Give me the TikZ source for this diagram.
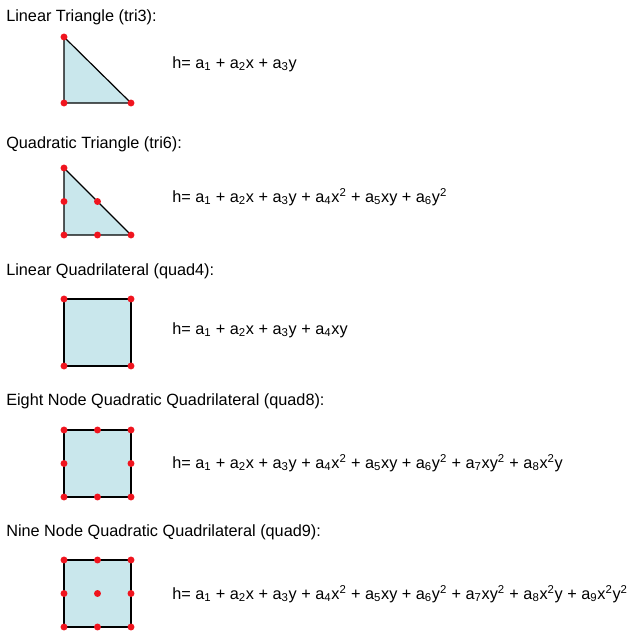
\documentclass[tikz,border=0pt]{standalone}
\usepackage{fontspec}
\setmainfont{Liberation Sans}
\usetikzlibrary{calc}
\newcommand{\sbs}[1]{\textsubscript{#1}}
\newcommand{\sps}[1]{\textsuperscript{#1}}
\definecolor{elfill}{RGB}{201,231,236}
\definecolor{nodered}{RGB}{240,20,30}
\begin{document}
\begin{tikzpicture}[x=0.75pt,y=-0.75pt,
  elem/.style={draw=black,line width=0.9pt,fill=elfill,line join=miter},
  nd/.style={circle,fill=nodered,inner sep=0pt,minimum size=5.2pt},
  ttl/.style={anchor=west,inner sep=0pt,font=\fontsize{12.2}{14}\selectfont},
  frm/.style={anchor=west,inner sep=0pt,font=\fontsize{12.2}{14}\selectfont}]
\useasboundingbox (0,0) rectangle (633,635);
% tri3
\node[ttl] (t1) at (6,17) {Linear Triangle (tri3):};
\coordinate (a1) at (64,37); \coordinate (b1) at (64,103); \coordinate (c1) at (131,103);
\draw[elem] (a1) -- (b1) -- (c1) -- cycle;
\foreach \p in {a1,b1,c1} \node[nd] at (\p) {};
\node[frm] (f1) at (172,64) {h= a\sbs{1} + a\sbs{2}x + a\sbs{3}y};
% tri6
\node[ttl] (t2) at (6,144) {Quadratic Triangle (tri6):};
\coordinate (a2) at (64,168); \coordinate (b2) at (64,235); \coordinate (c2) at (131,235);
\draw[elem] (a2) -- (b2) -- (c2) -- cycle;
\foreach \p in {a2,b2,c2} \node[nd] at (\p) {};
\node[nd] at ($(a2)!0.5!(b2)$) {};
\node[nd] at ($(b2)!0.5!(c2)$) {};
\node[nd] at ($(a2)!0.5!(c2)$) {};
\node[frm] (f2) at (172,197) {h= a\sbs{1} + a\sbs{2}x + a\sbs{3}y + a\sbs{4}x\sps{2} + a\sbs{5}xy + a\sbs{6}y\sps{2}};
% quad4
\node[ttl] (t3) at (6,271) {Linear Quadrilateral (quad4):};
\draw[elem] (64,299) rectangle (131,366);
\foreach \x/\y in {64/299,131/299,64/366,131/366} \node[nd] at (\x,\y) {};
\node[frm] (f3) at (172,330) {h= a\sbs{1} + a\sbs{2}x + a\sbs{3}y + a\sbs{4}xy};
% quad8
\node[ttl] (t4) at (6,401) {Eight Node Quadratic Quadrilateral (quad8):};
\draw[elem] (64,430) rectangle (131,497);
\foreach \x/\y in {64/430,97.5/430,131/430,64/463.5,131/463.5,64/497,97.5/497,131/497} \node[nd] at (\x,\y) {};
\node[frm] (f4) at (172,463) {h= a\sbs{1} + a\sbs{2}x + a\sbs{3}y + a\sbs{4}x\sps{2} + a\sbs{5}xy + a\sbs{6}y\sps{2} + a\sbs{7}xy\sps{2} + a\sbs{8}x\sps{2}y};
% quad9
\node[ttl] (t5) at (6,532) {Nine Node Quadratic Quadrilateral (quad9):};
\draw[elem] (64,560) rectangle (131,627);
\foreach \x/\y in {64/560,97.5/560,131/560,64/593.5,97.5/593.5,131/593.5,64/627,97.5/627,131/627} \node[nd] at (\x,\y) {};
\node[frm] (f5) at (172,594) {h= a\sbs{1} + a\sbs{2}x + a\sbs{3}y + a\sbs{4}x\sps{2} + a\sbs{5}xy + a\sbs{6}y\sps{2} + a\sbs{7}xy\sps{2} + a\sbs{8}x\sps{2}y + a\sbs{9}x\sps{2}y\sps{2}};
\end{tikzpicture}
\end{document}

====================

Task objective:
Quote the data exactly, leaving every image out of the copy.

Task output:
Give me the TikZ source for this diagram.
\documentclass[tikz,border=0pt]{standalone}
\usepackage{fontspec}
\setmainfont{Liberation Sans}
\usetikzlibrary{calc}
\newcommand{\sbs}[1]{\textsubscript{#1}}
\newcommand{\sps}[1]{\textsuperscript{#1}}
\definecolor{elfill}{RGB}{201,231,236}
\definecolor{nodered}{RGB}{240,20,30}
\begin{document}
\begin{tikzpicture}[x=0.75pt,y=-0.75pt,
  elem/.style={draw=black,line width=0.9pt,fill=elfill,line join=miter},
  nd/.style={circle,fill=nodered,inner sep=0pt,minimum size=5.2pt},
  ttl/.style={anchor=west,inner sep=0pt,font=\fontsize{12.2}{14}\selectfont},
  frm/.style={anchor=west,inner sep=0pt,font=\fontsize{12.2}{14}\selectfont}]
\useasboundingbox (0,0) rectangle (633,635);
% tri3
\node[ttl] (t1) at (6,17) {Linear Triangle (tri3):};
\coordinate (a1) at (64,37); \coordinate (b1) at (64,103); \coordinate (c1) at (131,103);
\draw[elem] (a1) -- (b1) -- (c1) -- cycle;
\foreach \p in {a1,b1,c1} \node[nd] at (\p) {};
\node[frm] (f1) at (172,64) {h= a\sbs{1} + a\sbs{2}x + a\sbs{3}y};
% tri6
\node[ttl] (t2) at (6,144) {Quadratic Triangle (tri6):};
\coordinate (a2) at (64,168); \coordinate (b2) at (64,235); \coordinate (c2) at (131,235);
\draw[elem] (a2) -- (b2) -- (c2) -- cycle;
\foreach \p in {a2,b2,c2} \node[nd] at (\p) {};
\node[nd] at ($(a2)!0.5!(b2)$) {};
\node[nd] at ($(b2)!0.5!(c2)$) {};
\node[nd] at ($(a2)!0.5!(c2)$) {};
\node[frm] (f2) at (172,197) {h= a\sbs{1} + a\sbs{2}x + a\sbs{3}y + a\sbs{4}x\sps{2} + a\sbs{5}xy + a\sbs{6}y\sps{2}};
% quad4
\node[ttl] (t3) at (6,271) {Linear Quadrilateral (quad4):};
\draw[elem] (64,299) rectangle (131,366);
\foreach \x/\y in {64/299,131/299,64/366,131/366} \node[nd] at (\x,\y) {};
\node[frm] (f3) at (172,330) {h= a\sbs{1} + a\sbs{2}x + a\sbs{3}y + a\sbs{4}xy};
% quad8
\node[ttl] (t4) at (6,401) {Eight Node Quadratic Quadrilateral (quad8):};
\draw[elem] (64,430) rectangle (131,497);
\foreach \x/\y in {64/430,97.5/430,131/430,64/463.5,131/463.5,64/497,97.5/497,131/497} \node[nd] at (\x,\y) {};
\node[frm] (f4) at (172,463) {h= a\sbs{1} + a\sbs{2}x + a\sbs{3}y + a\sbs{4}x\sps{2} + a\sbs{5}xy + a\sbs{6}y\sps{2} + a\sbs{7}xy\sps{2} + a\sbs{8}x\sps{2}y};
% quad9
\node[ttl] (t5) at (6,532) {Nine Node Quadratic Quadrilateral (quad9):};
\draw[elem] (64,560) rectangle (131,627);
\foreach \x/\y in {64/560,97.5/560,131/560,64/593.5,97.5/593.5,131/593.5,64/627,97.5/627,131/627} \node[nd] at (\x,\y) {};
\node[frm] (f5) at (172,594) {h= a\sbs{1} + a\sbs{2}x + a\sbs{3}y + a\sbs{4}x\sps{2} + a\sbs{5}xy + a\sbs{6}y\sps{2} + a\sbs{7}xy\sps{2} + a\sbs{8}x\sps{2}y + a\sbs{9}x\sps{2}y\sps{2}};
\end{tikzpicture}
\end{document}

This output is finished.